The squash patch has been looking pretty sad lately, and the winter squash vine is essentially dead. The single winter squash growing has stopped changing color and the skin is pretty firm, so, just in time for Halloween…
I harvested my first (and only) pumpkin yesterday!
…errr…I mean, winter squash… It’s not really a pumpkin, it’s a seed from a volunteer squash from my dad’s garden, so it’s a twice crossed squash. A double mutt! I haven’t cut into it yet, so I have no idea what it will taste like.
If I can, I’m planning to continue the lineage by saving it’s seeds, planting them, and continuing to do this over the years to see how the squash changes over the years.
It’s the end of September, and although some parts of the country are facing their first frost, we are still having 90 degree heatwaves. I’ve been in Palo Alto for a quarter of a year, so I thought it would be a good time to give you a general update of how my “garden” is looking so far:
Kinda pathetic. On the left are the squash. Behind them are a couple of beans on a trellis and a small patch of tiny mustard greens and kale. On the right side is a failed beet and carrot bed. The carrots didn’t come up at all, and a tiny critter ate most of the beet leaves.
The squash have powdery mildew pretty bad (I should try Eliza‘s suggestion of a baking soda and non-detergent soap spray).
Here’s the one squash that the winter squash plant managed to produce.
The kale are being eaten too!
But at least the beans are starting to produce flowers!
The pineapple sage is still alive as well.
As for the containers….
The marigolds are decent, but they’re crowding out the eggplant. My mistake for planting them so close together. Is it too late to move the eggplant?
The cilantro next to the eggplant is doing well, and starting to produce flowers, which I will happily let it because I want coriander seeds.
Lastly, are these four pots:
The left two pots are geraniums (one grown from a cutting at the end of June, the other grown from a cutting at the end of August). The top right pot is the parsley pot. There’s one tiny seedling that you can’t see in this photo, which might be a weed seed that blew into the pot. The bottom left is mint, which always grows well no matter what and is a good confidence booster.
How do I have powdery mildew already? In California?! This photo is from my squash plant. Both the zucchini and winter squash have it on a couple of leaves.
I thought powdery mildew was supposed to happen in humid environments, and the Bay Area is anything but humid… hmmm… I have some things to learn about powdery mildew…
Powdery mildew is a disease caused by several different types of fungi (437 different species within the order Erysiphales).

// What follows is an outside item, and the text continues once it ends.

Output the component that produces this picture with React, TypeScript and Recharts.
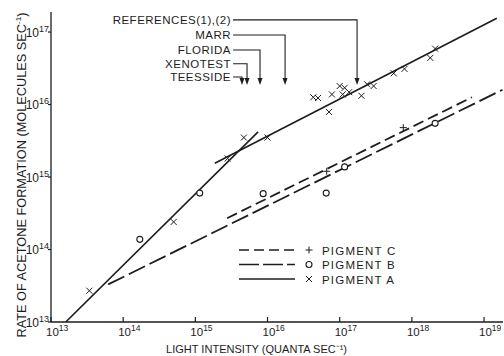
import {
  ComposedChart,
  Line,
  Scatter,
  XAxis,
  YAxis,
  ReferenceLine,
  Legend,
} from "recharts";

const FONT = "'Liberation Sans', Arial, sans-serif";
const INK = "#1d1d1d";

// Light intensity (quanta/s) vs rate of acetone formation (molecules/s)
const pigmentAIntensity = [
  3.4e13, 5.0e14, 2.8e15, 4.7e15, 1.0e16, 4.3e16, 5.0e16, 7.1e16, 7.8e16, 1.0e17,
  1.1e17, 1.17e17, 1.35e17, 2.0e17, 2.4e17, 2.95e17, 5.6e17, 7.9e17, 1.8e18, 2.1e18,
];
const pigmentARate = [
  2.7e13, 2.4e14, 1.8e15, 3.5e15, 3.5e15, 1.26e16, 1.23e16, 7.9e15, 1.38e16, 1.8e16,
  1.38e16, 1.7e16, 1.48e16, 1.32e16, 1.9e16, 1.8e16, 2.7e16, 3.1e16, 4.4e16, 5.9e16,
];
const pigmentBIntensity = [1.7e14, 1.15e15, 8.7e15, 6.5e16, 1.17e17, 2.1e18];
const pigmentBRate = [1.38e14, 6.0e14, 5.9e14, 6.0e14, 1.38e15, 5.5e15];
const pigmentCIntensity = [6.6e16, 7.6e17];
const pigmentCRate = [1.2e15, 4.8e15];

// fitted lines (end points)
const fitA1Intensity = [1.6e13, 7.4e15];
const fitA1Rate = [1.0e13, 4.2e15];
const fitA2Intensity = [1.86e15, 1.5e19];
const fitA2Rate = [1.55e15, 1.55e17];
const fitBIntensity = [6.2e13, 1.8e19];
const fitBRate = [3.3e13, 1.6e16];
const fitCIntensity = [2.75e15, 6.8e18];
const fitCRate = [2.7e14, 1.26e16];

// site markers along the top
const siteLabels = ["REFERENCES(1),(2)", "MARR", "FLORIDA", "XENOTEST", "TEESSIDE"];
const siteIntensity = [1.74e17, 1.75e16, 7.87e15, 5.2e15, 4.43e15];
const siteLabelRate = [1.47e17, 9.1e16, 5.65e16, 3.65e16, 2.4e16];
const leaderStartIntensity = 3.33e15;
const arrowTipRate = 1.86e16;

const xTicks = [1e13, 1e14, 1e15, 1e16, 1e17, 1e18, 1e19];
const yTicks = [1e13, 1e14, 1e15, 1e16, 1e17];
const xMax = 1.83e19;
const yMax = 1.89e17;

const pts = (xs: number[], ys: number[]) => xs.map((x, i) => ({ x, y: ys[i] }));

const XMark = ({ cx, cy }: any) => (
  <g stroke={INK} strokeWidth={1}>
    <line x1={cx - 3} y1={cy - 3} x2={cx + 3} y2={cy + 3} />
    <line x1={cx - 3} y1={cy + 3} x2={cx + 3} y2={cy - 3} />
  </g>
);
const OMark = ({ cx, cy }: any) => (
  <circle cx={cx} cy={cy} r={3} fill="#fff" stroke={INK} strokeWidth={1.1} />
);
const PlusMark = ({ cx, cy }: any) => (
  <g stroke={INK} strokeWidth={1}>
    <line x1={cx - 3.5} y1={cy} x2={cx + 3.5} y2={cy} />
    <line x1={cx} y1={cy - 3.5} x2={cx} y2={cy + 3.5} />
  </g>
);

const XTick = ({ x, y, payload }: any) => {
  const exp = Math.round(Math.log10(payload.value));
  return (
    <g>
      <line x1={x} x2={x} y1={y} y2={y - 5} stroke={INK} strokeWidth={1.2} />
      <text x={x - 5} y={y + 13.5} fill={INK} fontSize={11.5} fontFamily={FONT}>
        10
        <tspan dy={-5} fontSize={8.5}>
          {exp}
        </tspan>
      </text>
    </g>
  );
};

const YTick = ({ x, y, payload }: any) => {
  const exp = Math.round(Math.log10(payload.value));
  return (
    <g>
      <line x1={x - 3} x2={x} y1={y} y2={y} stroke={INK} strokeWidth={1.2} />
      <text x={x - 2} y={y + 4.5} textAnchor="end" fill={INK} fontSize={12} fontFamily={FONT}>
        10
        <tspan dy={-5} fontSize={9}>
          {exp}
        </tspan>
      </text>
    </g>
  );
};

const XTitle = () => (
  <text x={166} y={353} fill={INK} fontSize={11.5} fontFamily={FONT} textLength={181} lengthAdjust="spacingAndGlyphs">
    LIGHT INTENSITY (QUANTA SEC⁻¹)
  </text>
);

const YTitle = () => (
  <text
    transform="translate(26,175) rotate(-90)"
    x={0}
    y={0}
    textAnchor="middle"
    fill={INK}
    fontSize={12.5}
    fontFamily={FONT}
    textLength={325}
    lengthAdjust="spacingAndGlyphs"
  >
    RATE OF ACETONE FORMATION (MOLECULES SEC
    <tspan dy={-5} fontSize={8}>
      -1
    </tspan>
    <tspan dy={5}>)</tspan>
  </text>
);

// elbow leader: label, horizontal run, drop down to an arrowhead
const leader = (label: string) => (props: any) => {
  const { x1, y1, x2, y2 } = props;
  return (
    <g>
      <text
        x={x1 - 2}
        y={y1 + 4}
        textAnchor="end"
        fill={INK}
        fontSize={11.5}
        letterSpacing={0.5}
        fontFamily={FONT}
      >
        {label}
      </text>
      <path d={`M${x1},${y1}H${x2}V${y2 - 5}`} fill="none" stroke={INK} strokeWidth={1.1} />
      <path d={`M${x2 - 2.5},${y2 - 7}L${x2 + 2.5},${y2 - 7}L${x2},${y2}Z`} fill={INK} />
    </g>
  );
};

const legendRows = [
  { name: "PIGMENT C", dash: "10 5", Mark: PlusMark },
  { name: "PIGMENT B", dash: "20 4", Mark: OMark },
  { name: "PIGMENT A", dash: undefined, Mark: XMark },
];

const LegendBox = () => (
  <svg width={170} height={46} style={{ display: "block" }}>
    {legendRows.map((r, i) => {
      const cy = 9 + i * 14.5;
      return (
        <g key={r.name}>
          <line x1={3} x2={59} y1={cy} y2={cy} stroke={INK} strokeWidth={1.6} strokeDasharray={r.dash} />
          <r.Mark cx={73} cy={cy} />
          <text x={86} y={cy + 4.5} fill={INK} fontSize={11.5} letterSpacing={1.2} fontFamily={FONT}>
            {r.name}
          </text>
        </g>
      );
    })}
  </svg>
);

export default function App() {
  return (
    <div style={{ position: "absolute", left: 0, top: 0, width: 504, height: 356, background: "#fff" }}>
      <ComposedChart width={504} height={356} margin={{ top: 12, right: 1, bottom: 0, left: 0 }}>
        <XAxis
          dataKey="x"
          type="number"
          scale="log"
          domain={[1e13, xMax]}
          allowDataOverflow
          ticks={xTicks}
          interval={0}
          height={34}
          tickSize={0}
          tickMargin={0}
          tickLine={false}
          axisLine={{ stroke: INK, strokeWidth: 1.3 }}
          tick={<XTick />}
          label={<XTitle />}
        />
        <YAxis
          dataKey="y"
          type="number"
          scale="log"
          domain={[1e13, yMax]}
          allowDataOverflow
          ticks={yTicks}
          interval={0}
          width={51}
          tickSize={0}
          tickMargin={0}
          tickLine={false}
          axisLine={{ stroke: INK, strokeWidth: 1.3 }}
          tick={<YTick />}
          label={<YTitle />}
        />

        <Line data={pts(fitA1Intensity, fitA1Rate)} dataKey="y" stroke={INK} strokeWidth={1.6} dot={false} isAnimationActive={false} />
        <Line data={pts(fitA2Intensity, fitA2Rate)} dataKey="y" stroke={INK} strokeWidth={1.6} dot={false} isAnimationActive={false} />
        <Line data={pts(fitBIntensity, fitBRate)} dataKey="y" stroke={INK} strokeWidth={1.8} strokeDasharray="18 5" dot={false} isAnimationActive={false} />
        <Line data={pts(fitCIntensity, fitCRate)} dataKey="y" stroke={INK} strokeWidth={1.8} strokeDasharray="11 5" dot={false} isAnimationActive={false} />

        <Scatter data={pts(pigmentAIntensity, pigmentARate)} shape={(p: any) => <XMark cx={p.cx} cy={p.cy} />} isAnimationActive={false} />
        <Scatter data={pts(pigmentBIntensity, pigmentBRate)} shape={(p: any) => <OMark cx={p.cx} cy={p.cy} />} isAnimationActive={false} />
        <Scatter data={pts(pigmentCIntensity, pigmentCRate)} shape={(p: any) => <PlusMark cx={p.cx} cy={p.cy} />} isAnimationActive={false} />

        {siteLabels.map((label, i) => (
          <ReferenceLine
            key={label}
            segment={[
              { x: leaderStartIntensity, y: siteLabelRate[i] },
              { x: siteIntensity[i], y: arrowTipRate },
            ]}
            shape={leader(label)}
          />
        ))}

        <Legend
          layout="horizontal"
          verticalAlign="middle"
          align="center"
          content={() => <LegendBox />}
          wrapperStyle={{ position: "absolute", left: 236, top: 241, width: 170, height: 46 }}
        />
      </ComposedChart>
    </div>
  );
}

The spores or conidia of the fungi are carried by the wind to a host plant. According to the Penn Extension, ideal conditions for powdery mildew are high humidity at night and low humidity during the day with daytime temps of 70-80 degrees. Additionally, the University of California Master Gardener’s website says that placing plants in full sun can help prevent or kill the fungus that is causing powdery mildew, since powdery mildew fungi don’t like really intense heat.
Here in Palo Alto, we have low humidity during the day and 70-80 describes pretty much every summer day here. I occasionally water in the evening, after I get home from work and see that the garden looks a little dry, which may make for relatively humid local conditions during the night. The squash plants are in the most sunny spot we could find, but there are several trees in the area, so it is mostly shaded in the afternoon. Overall, not ideal for my squash plants, but pretty ideal for powdery mildew fungi.
Fortunately, it’s a very mild case at this point, so I’m not going to bother trying to treat it, but it’s a good lesson for me to water in the morning rather than at night. Ideally, I would have a drip system set up on a timer, but those are dreams for a garden a few years from now.
One other thing I learned about powdery mildew is that the fungi are obligate parasites, which means they need a living host to survive. Therefore, (apparently) it’s ok to throw powdery mildew-infested plants in the compost pile, since when the plant dies, so does the fungus. Huh. Is this really true?
The soil here is very dry. Palo Alto apparently used to be flood plains, and the reflects the sediment. The USDA Soil Survey of the Santa Clara Area describes the soil in Palo Alto as “mostly brown silty clay loam that is well drained” and adds that the soil is “very fertile but can be difficult to work by hand when dry unless large amounts of organic matter are added.”